From the first line of the data down to and including the line with "CJK SC', 'Noto", copy everything exactly, leaving out pictures.

** begin Data provided **

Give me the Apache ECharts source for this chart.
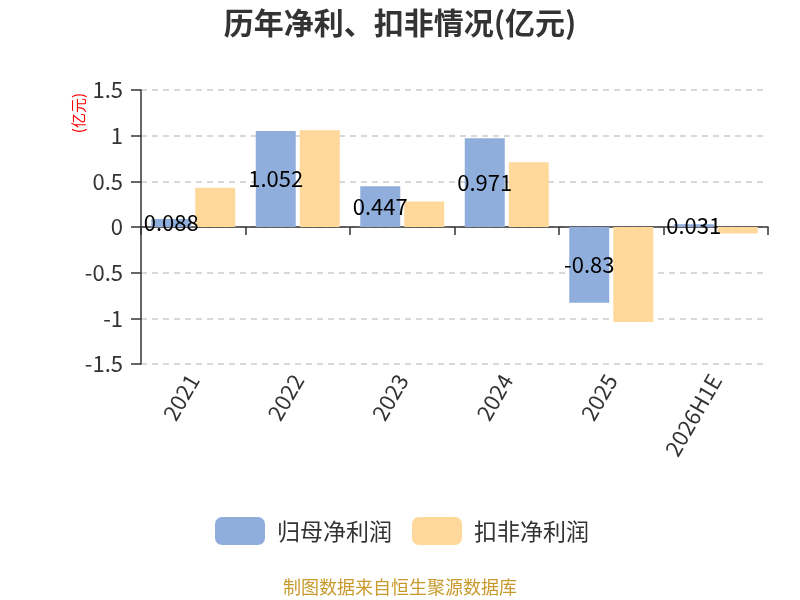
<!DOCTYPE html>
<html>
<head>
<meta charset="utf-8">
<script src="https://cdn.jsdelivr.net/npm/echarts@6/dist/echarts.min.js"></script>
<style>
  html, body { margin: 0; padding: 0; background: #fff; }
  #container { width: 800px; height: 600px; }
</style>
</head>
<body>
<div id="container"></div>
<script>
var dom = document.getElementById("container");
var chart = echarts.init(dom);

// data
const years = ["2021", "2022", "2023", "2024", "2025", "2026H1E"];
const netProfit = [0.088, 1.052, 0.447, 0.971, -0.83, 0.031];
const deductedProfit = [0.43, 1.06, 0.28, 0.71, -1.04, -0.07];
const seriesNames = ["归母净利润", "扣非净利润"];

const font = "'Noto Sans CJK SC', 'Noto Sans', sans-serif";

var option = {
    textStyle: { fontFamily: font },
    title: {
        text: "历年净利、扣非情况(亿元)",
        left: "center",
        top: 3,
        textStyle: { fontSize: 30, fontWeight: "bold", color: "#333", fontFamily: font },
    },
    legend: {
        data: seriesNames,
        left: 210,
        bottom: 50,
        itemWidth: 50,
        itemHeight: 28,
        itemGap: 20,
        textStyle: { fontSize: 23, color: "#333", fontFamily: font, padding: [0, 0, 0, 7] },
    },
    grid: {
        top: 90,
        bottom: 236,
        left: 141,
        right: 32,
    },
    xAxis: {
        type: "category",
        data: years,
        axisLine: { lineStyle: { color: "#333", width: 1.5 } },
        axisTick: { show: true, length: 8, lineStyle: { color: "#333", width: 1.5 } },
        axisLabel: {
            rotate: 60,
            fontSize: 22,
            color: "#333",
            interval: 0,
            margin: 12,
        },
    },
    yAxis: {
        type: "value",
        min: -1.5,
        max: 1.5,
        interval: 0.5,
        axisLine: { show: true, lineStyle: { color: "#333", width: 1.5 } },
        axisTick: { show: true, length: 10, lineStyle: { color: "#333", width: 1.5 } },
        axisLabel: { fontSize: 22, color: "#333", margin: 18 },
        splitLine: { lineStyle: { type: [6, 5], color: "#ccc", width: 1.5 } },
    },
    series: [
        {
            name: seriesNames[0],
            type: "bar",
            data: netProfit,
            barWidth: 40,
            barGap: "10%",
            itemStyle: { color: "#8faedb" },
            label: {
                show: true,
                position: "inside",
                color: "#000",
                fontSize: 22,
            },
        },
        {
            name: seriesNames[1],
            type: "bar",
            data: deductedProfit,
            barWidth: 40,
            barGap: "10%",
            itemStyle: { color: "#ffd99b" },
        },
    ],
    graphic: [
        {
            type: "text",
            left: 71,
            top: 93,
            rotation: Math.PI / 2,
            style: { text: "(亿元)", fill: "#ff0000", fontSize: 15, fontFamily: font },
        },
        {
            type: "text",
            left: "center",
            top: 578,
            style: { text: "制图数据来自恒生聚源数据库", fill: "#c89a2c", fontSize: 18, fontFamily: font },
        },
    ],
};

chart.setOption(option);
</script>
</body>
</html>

** end Data provided **

**Task result**
Give me the Apache ECharts source for this chart.
<!DOCTYPE html>
<html>
<head>
<meta charset="utf-8">
<script src="https://cdn.jsdelivr.net/npm/echarts@6/dist/echarts.min.js"></script>
<style>
  html, body { margin: 0; padding: 0; background: #fff; }
  #container { width: 800px; height: 600px; }
</style>
</head>
<body>
<div id="container"></div>
<script>
var dom = document.getElementById("container");
var chart = echarts.init(dom);

// data
const years = ["2021", "2022", "2023", "2024", "2025", "2026H1E"];
const netProfit = [0.088, 1.052, 0.447, 0.971, -0.83, 0.031];
const deductedProfit = [0.43, 1.06, 0.28, 0.71, -1.04, -0.07];
const seriesNames = ["归母净利润", "扣非净利润"];

const font = "'Noto Sans CJK SC', 'Noto Sans', sans-serif";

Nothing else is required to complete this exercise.